New Laws commencing 1 July 2016

A new regime that imposes an obligation on a purchaser to collect and remit 10% (non final) withholding tax at or prior to settlement of certain Australian assets, will be introduced from 1 July 2016.

The purpose of the new regime is to ensure that the interests of foreign residents remain subject to Australian CGT laws. Since 2006 foreign residents have been subject to Capital Gains Tax (CGT) on disposals of Australian assets . However, compliance with the voluntary regime of compliance has been low.

What real property is liable for GST?

Taxable Australian real property (TARP) requires a direct interest in real property situated in Australia and includes options, leases , commercial and residential property with a value of more than $2 million dollars. Property of less than $2million in value will be exempt.

What impact will this have on property transactions?

The new regime creates impositions for vendors and purchasers and their lawyers.
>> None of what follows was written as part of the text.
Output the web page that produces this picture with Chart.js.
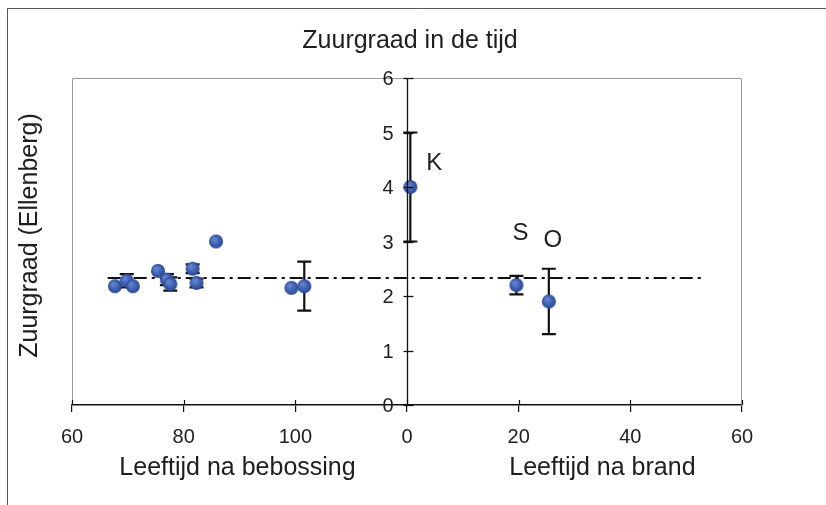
<!DOCTYPE html>
<html><head><meta charset="utf-8">
<script src="https://cdn.jsdelivr.net/npm/chart.js@4/dist/chart.umd.min.js"></script>
<style>html,body{margin:0;background:#fff}canvas{display:block}</style>
</head><body>
<canvas id="c" width="826" height="505"></canvas>
<script>
// Ellenberg acidity (Zuurgraad) against stand age after afforestation and after fire
const afforestAges   = [67.7, 69.8, 70.9, 75.4, 77.0, 77.6, 81.6, 82.3, 85.8, 99.3, 101.6];
const afforestValues = [2.18, 2.28, 2.18, 2.46, 2.30, 2.22, 2.50, 2.24, 3.00, 2.15, 2.18];
const afforestErrors = [0, 0.12, 0, 0, 0.10, 0.12, 0.08, 0.08, 0, 0, 0.45];

const fireSites  = ['K', 'S', 'O'];
const fireAges   = [0.6, 19.6, 25.4];
const fireValues = [4.0, 2.2, 1.9];
const fireErrors = [1.0, 0.17, 0.6];

const meanAcidity = 2.33;
const meanFromAfforestAge = 66.4;
const meanToFireAge = 52.8;

const xTickLabels = ['60', '80', '100', '0', '20', '40', '60'];
const yTickValues = [0, 1, 2, 3, 4, 5, 6];

// The shared x scale runs 0..120: afforestation ages 60..120 on the left half,
// fire ages 0..60 on the right half, with the y axis at the join.
const AFF_OFFSET = -60, FIRE_OFFSET = 60, JOIN = 60;

const pts = [];
const errs = [];
afforestAges.forEach((a, i) => {
  pts.push({x: a + AFF_OFFSET, y: afforestValues[i]});
  errs.push(afforestErrors[i]);
});
fireAges.forEach((a, i) => {
  pts.push({x: a + FIRE_OFFSET, y: fireValues[i], site: fireSites[i]});
  errs.push(fireErrors[i]);
});

function ball(r) {
  const s = Math.ceil(2 * r + 2);
  const c = document.createElement('canvas');
  c.width = c.height = s;
  const g = c.getContext('2d');
  const m = s / 2;
  const grad = g.createRadialGradient(m - r * 0.3, m - r * 0.35, r * 0.15, m, m, r);
  grad.addColorStop(0, '#6283cc');
  grad.addColorStop(0.6, '#3d5fae');
  grad.addColorStop(1, '#2a4590');
  g.fillStyle = grad;
  g.beginPath();
  g.arc(m, m, r, 0, Math.PI * 2);
  g.fill();
  return c;
}
const dot = ball(7);

const FONT = '"Liberation Sans", Arial, Helvetica, sans-serif';
const INK = '#1e1e1e';

const decor = {
  id: 'decor',
  beforeDatasetsDraw(chart) {
    const {ctx, scales: {x, y}} = chart;
    ctx.save();
    ctx.strokeStyle = '#111';
    ctx.lineWidth = 2.2;
    pts.forEach((p, i) => {
      const e = errs[i];
      if (!e) return;
      const px = x.getPixelForValue(p.x);
      const top = y.getPixelForValue(p.y + e);
      const bot = y.getPixelForValue(p.y - e);
      ctx.beginPath();
      ctx.moveTo(px, top); ctx.lineTo(px, bot);
      ctx.moveTo(px - 7, top); ctx.lineTo(px + 7, top);
      ctx.moveTo(px - 7, bot); ctx.lineTo(px + 7, bot);
      ctx.stroke();
    });
    ctx.restore();
  },
  afterDraw(chart) {
    const {ctx, chartArea: a, scales: {x, y}} = chart;
    ctx.save();
    // outer border
    ctx.strokeStyle = '#555';
    ctx.lineWidth = 1;
    ctx.beginPath();
    ctx.moveTo(7.5, 505); ctx.lineTo(7.5, 8.5); ctx.lineTo(826, 8.5);
    ctx.stroke();
    // plot frame
    ctx.strokeStyle = '#9a9a9a';
    ctx.beginPath();
    ctx.moveTo(a.left + 0.5, a.bottom); ctx.lineTo(a.left + 0.5, a.top + 0.5);
    ctx.lineTo(a.right - 0.5, a.top + 0.5); ctx.lineTo(a.right - 0.5, a.bottom);
    ctx.stroke();

    // upper halves of the x ticks
    ctx.strokeStyle = '#111';
    ctx.lineWidth = 1.2;
    x.ticks.forEach(t => {
      const px = Math.round(x.getPixelForValue(t.value)) + 0.5;
      ctx.beginPath(); ctx.moveTo(px, a.bottom); ctx.lineTo(px, a.bottom - 5); ctx.stroke();
    });

    // central y axis
    const ax = Math.round(x.getPixelForValue(JOIN)) + 0.5;
    ctx.lineWidth = 1.3;
    ctx.beginPath(); ctx.moveTo(ax, a.bottom); ctx.lineTo(ax, y.getPixelForValue(6)); ctx.stroke();
    ctx.font = '20px ' + FONT;
    ctx.fillStyle = INK;
    ctx.textAlign = 'right';
    ctx.textBaseline = 'middle';
    yTickValues.forEach(v => {
      const py = Math.round(y.getPixelForValue(v)) + 0.5;
      ctx.beginPath(); ctx.moveTo(ax - 4, py); ctx.lineTo(ax + 6, py); ctx.stroke();
      ctx.fillText(String(v), ax - 14, py + 1);
    });

    // site letters next to the fire points
    ctx.font = '24px ' + FONT;
    ctx.textAlign = 'center';
    const off = {K: [24, -24], S: [4, -52], O: [4, -61]};
    pts.forEach(p => {
      if (!p.site) return;
      const o = off[p.site];
      ctx.fillText(p.site, x.getPixelForValue(p.x) + o[0], y.getPixelForValue(p.y) + o[1]);
    });

    // axis titles
    ctx.font = '25px ' + FONT;
    ctx.textBaseline = 'middle';
    ctx.fillText('Leeftijd na bebossing', x.getPixelForValue(30) - 2, 468);
    ctx.fillText('Leeftijd na brand', x.getPixelForValue(95), 468);
    ctx.translate(30, (a.top + a.bottom) / 2 - 6);
    ctx.rotate(-Math.PI / 2);
    ctx.fillText('Zuurgraad (Ellenberg)', 0, 0);
    ctx.setTransform(1, 0, 0, 1, 0, 0);

    // title
    ctx.font = '25px ' + FONT;
    ctx.fillText('Zuurgraad in de tijd', 410, 41);
    ctx.restore();
  }
};

new Chart(document.getElementById('c'), {
  type: 'scatter',
  data: {
    datasets: [
      {
        label: 'Zuurgraad',
        data: pts,
        pointStyle: dot,
        pointRadius: 7,
        pointHoverRadius: 7
      },
      {
        type: 'line',
        label: 'Gemiddelde',
        data: [
          {x: meanFromAfforestAge + AFF_OFFSET, y: meanAcidity},
          {x: meanToFireAge + FIRE_OFFSET, y: meanAcidity}
        ],
        showLine: true,
        borderColor: '#111',
        borderWidth: 2,
        borderDash: [13, 5, 3, 5],
        pointRadius: 0,
        fill: false
      }
    ]
  },
  options: {
    responsive: false,
    devicePixelRatio: 1,
    animation: false,
    events: [],
    layout: {padding: {left: 72, right: 84, top: 78, bottom: 0}, autoPadding: false},
    plugins: {legend: {display: false}, title: {display: false}, tooltip: {enabled: false}},
    scales: {
      x: {
        type: 'linear',
        min: 0, max: 120,
        afterFit: s => { s.height = 100; },
        border: {display: true, color: '#111', width: 1.5},
        grid: {drawOnChartArea: false, drawTicks: true, tickLength: 7, color: '#111', lineWidth: 1.2},
        ticks: {
          stepSize: 20,
          color: INK,
          padding: 13,
          font: {family: FONT, size: 20},
          callback: (v, i) => xTickLabels[i]
        }
      },
      y: {
        type: 'linear',
        min: 0, max: 6,
        display: false
      }
    }
  },
  plugins: [decor]
});
</script>
</body></html>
Special conditions in a vendor's contract will be required giving warranties relating to a vendor's residency status. False declarations are liable to penalties of up to $21,600.

A purchaser must treat a vendor as a foreign resident (even if the vendor is an Australian resident) until a clearance certificate is obtained from the ATO. While a certificate will remain valid for 12 months, in some circumstances the application for a certificate could take up to 28 days. When there is more than one vendor each vendor will need to give a warranty or provide a certificate.

A further concern for vendors will be how to manage the withholding payment to the ATO by the purchaser. If the payment is not made then there is no credit to the foreign resident vendor. A receipt or some other evidence will be required at settlement. The penalty for a non complying purchaser is equal to the amount that should have been withheld and remitted to the ATO.